El ex presidente peruano, Alan García, ha sido como político un hombre complejo (como lo son los seres humanos). Como gobernante, en nuestra opinión, fracasó (como la mayoría de los nuestros, también). Pero con su muerte, está haciendo una declaración poderosa.
Como dijo un amigo de este portal, «Un bel morire tutta una vita onora. Y los suicidios políticos en América Latina han tenido siempre un efecto histórico imponente. Leandro Alem en su carruaje, Eduardo Chibás, que se suicida ante las cámaras de TV, Getulio Vargas y su carta inevitable…».
A propósito de eso, reproducimos su carta leída por su hija, Luciana García Nores, en el funeral:
«Cumplí la misión de conducir el aprismo al poder en dos ocasiones e impulsamos otra vez su fuerza social. Creo que esa fue la misión de mi existencia, teniendo raíces en la sangre de ese movimiento.
Por eso y por los contratiempos del poder, nuestros adversarios optaron por la estrategia de criminalizarme durante más de treinta años. Pero jamás encontraron nada y los derroté nuevamente, porque nunca encontrarán más que sus especulaciones y frustraciones.
En estos tiempos de rumores y odios repetidos que las mayorías creen verdad, he visto cómo se utilizan los procedimientos para humillar, vejar y no para encontrar verdades.
Por muchos años me situé por sobre los insultos, me defendí y el homenaje mis enemigos era argumentar que Alan García era suficientemente inteligente como para que ellos no pudieran probar sus calumnias.
No hubo ni habrá cuentas, ni sobornos, ni riqueza. La historia tiene más valor que cualquier riqueza material. Nunca podrá haber precio suficiente para quebrar mi orgullo de aprista y de peruano. Por eso repetí: otros se venden, yo no.
Cumplido mi deber en mi política y en las obras hechas en favor de pueblo, alcanzadas las metas que otros países o gobiernos no han logrado, no tengo por qué aceptar vejámenes.
He visto a otros desfilar esposados guardando su miserable existencia, pero Alan García no tiene por qué sufrir esas injusticias y circos.
Por eso, le dejo a mis hijos la dignidad de mis decisiones; a mis compañeros, una señal de orgullo. Y mi cadáver como una muestra de mi desprecio hacia mis adversarios porque ya cumplí la misión que me impuse.
Que Dios, al que voy con dignidad, proteja a los de buen corazón y a los más humildes«.

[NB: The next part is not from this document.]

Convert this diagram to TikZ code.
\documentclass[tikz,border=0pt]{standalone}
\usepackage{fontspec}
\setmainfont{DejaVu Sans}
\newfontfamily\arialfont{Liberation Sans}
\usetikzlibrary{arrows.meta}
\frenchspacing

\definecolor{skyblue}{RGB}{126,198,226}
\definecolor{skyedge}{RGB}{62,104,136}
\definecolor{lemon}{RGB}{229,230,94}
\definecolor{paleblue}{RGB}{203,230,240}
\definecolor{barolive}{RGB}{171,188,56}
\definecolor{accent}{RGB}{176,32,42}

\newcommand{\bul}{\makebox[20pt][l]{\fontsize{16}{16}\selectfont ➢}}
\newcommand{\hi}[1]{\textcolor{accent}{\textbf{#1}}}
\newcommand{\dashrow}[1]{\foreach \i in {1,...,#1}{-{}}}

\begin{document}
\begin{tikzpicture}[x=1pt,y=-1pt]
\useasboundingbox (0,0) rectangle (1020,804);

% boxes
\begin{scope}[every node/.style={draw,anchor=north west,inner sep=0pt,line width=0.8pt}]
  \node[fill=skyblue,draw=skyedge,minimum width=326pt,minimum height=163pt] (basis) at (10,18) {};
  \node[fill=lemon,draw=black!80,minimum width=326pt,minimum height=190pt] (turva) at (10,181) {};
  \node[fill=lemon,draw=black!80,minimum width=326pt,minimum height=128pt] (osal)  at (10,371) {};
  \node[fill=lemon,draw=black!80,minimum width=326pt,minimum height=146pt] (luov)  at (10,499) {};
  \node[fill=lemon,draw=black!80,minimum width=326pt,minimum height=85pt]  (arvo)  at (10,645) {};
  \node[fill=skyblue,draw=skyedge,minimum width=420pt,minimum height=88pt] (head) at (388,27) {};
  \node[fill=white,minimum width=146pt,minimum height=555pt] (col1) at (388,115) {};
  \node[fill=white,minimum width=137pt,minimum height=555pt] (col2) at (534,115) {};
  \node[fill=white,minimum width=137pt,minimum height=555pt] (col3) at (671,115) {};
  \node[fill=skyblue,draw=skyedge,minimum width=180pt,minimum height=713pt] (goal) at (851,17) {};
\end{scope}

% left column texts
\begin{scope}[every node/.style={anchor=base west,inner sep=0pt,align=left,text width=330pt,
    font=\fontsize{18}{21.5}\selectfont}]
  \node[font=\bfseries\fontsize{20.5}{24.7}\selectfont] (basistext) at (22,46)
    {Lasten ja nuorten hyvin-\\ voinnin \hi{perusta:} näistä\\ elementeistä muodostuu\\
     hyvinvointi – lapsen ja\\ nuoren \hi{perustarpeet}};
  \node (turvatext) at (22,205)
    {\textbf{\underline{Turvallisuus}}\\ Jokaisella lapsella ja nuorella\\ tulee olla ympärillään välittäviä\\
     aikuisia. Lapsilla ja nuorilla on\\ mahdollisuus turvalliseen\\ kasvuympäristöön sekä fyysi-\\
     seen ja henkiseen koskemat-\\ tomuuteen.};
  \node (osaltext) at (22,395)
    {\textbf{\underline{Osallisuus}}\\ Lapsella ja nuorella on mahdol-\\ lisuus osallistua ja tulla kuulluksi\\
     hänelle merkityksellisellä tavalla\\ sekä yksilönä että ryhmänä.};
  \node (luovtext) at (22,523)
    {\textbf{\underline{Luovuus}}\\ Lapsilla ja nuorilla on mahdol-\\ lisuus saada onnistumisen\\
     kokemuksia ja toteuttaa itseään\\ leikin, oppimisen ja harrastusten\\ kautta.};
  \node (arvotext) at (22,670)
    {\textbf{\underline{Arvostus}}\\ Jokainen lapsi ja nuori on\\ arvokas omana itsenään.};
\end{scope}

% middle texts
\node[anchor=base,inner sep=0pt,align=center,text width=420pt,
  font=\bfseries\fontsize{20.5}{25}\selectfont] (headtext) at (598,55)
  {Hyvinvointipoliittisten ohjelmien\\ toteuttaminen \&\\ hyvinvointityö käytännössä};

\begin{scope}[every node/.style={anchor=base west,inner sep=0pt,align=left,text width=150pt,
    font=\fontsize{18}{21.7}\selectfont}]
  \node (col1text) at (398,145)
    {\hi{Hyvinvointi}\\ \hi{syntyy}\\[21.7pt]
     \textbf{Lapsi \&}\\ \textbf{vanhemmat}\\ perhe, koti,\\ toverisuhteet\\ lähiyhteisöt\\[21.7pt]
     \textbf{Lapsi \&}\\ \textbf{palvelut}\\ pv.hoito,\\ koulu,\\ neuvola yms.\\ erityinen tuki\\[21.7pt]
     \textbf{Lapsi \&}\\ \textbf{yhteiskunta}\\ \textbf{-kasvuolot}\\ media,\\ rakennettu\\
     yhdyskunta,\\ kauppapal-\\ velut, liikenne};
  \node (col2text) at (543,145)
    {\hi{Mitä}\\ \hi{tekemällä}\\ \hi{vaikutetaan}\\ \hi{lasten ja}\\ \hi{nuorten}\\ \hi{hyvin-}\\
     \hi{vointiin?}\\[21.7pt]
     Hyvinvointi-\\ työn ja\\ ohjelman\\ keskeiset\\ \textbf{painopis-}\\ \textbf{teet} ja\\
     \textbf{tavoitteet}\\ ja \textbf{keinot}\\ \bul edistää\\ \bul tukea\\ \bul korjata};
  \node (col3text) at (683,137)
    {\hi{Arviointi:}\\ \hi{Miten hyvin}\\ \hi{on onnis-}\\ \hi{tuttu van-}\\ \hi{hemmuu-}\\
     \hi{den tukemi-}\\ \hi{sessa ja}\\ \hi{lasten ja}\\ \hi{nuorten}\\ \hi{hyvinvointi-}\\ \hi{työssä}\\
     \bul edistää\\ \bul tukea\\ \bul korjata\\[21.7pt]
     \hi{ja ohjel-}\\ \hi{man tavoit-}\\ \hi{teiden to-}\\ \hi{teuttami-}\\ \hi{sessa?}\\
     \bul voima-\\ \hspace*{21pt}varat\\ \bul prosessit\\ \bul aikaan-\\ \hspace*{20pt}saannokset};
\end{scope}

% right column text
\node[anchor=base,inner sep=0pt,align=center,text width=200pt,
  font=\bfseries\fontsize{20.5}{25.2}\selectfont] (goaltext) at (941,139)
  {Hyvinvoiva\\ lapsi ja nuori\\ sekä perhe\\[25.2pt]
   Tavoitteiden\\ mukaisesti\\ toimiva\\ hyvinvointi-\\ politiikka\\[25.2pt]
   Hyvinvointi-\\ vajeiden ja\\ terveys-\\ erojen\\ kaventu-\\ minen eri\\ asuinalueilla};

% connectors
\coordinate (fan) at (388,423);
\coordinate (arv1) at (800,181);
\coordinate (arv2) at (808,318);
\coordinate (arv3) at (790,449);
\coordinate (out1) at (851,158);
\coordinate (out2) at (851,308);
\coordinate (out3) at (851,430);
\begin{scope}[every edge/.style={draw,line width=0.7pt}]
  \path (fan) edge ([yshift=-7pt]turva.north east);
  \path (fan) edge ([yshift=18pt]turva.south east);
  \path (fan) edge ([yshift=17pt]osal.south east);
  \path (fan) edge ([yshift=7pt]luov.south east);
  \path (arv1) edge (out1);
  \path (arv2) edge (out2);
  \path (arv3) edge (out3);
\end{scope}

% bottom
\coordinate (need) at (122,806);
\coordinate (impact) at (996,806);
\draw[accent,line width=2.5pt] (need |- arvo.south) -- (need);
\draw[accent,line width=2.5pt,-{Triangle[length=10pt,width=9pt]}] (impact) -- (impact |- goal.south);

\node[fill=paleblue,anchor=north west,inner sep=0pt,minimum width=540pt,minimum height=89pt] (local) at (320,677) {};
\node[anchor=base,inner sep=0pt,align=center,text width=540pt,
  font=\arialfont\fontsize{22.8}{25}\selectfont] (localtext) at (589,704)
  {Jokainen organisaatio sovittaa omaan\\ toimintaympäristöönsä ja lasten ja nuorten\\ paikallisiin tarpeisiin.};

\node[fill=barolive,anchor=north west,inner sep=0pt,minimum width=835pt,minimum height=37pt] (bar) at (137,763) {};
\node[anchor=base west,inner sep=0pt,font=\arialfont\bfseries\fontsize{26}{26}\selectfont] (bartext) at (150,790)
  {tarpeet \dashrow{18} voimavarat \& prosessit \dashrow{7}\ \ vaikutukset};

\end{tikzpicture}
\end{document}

Todo lo que podemos decir, frente a lo que vemos en Perú, en Brasil y en nuestro país, es que debe haber límites para la corrupción y la arbitrariedad, o el Estado se transforma en un sistema de recaudación. Pero la solución no pasa por judicializar la política. Los jueces son seres humanos, tan corruptibles como los funcionarios o los dirigentes.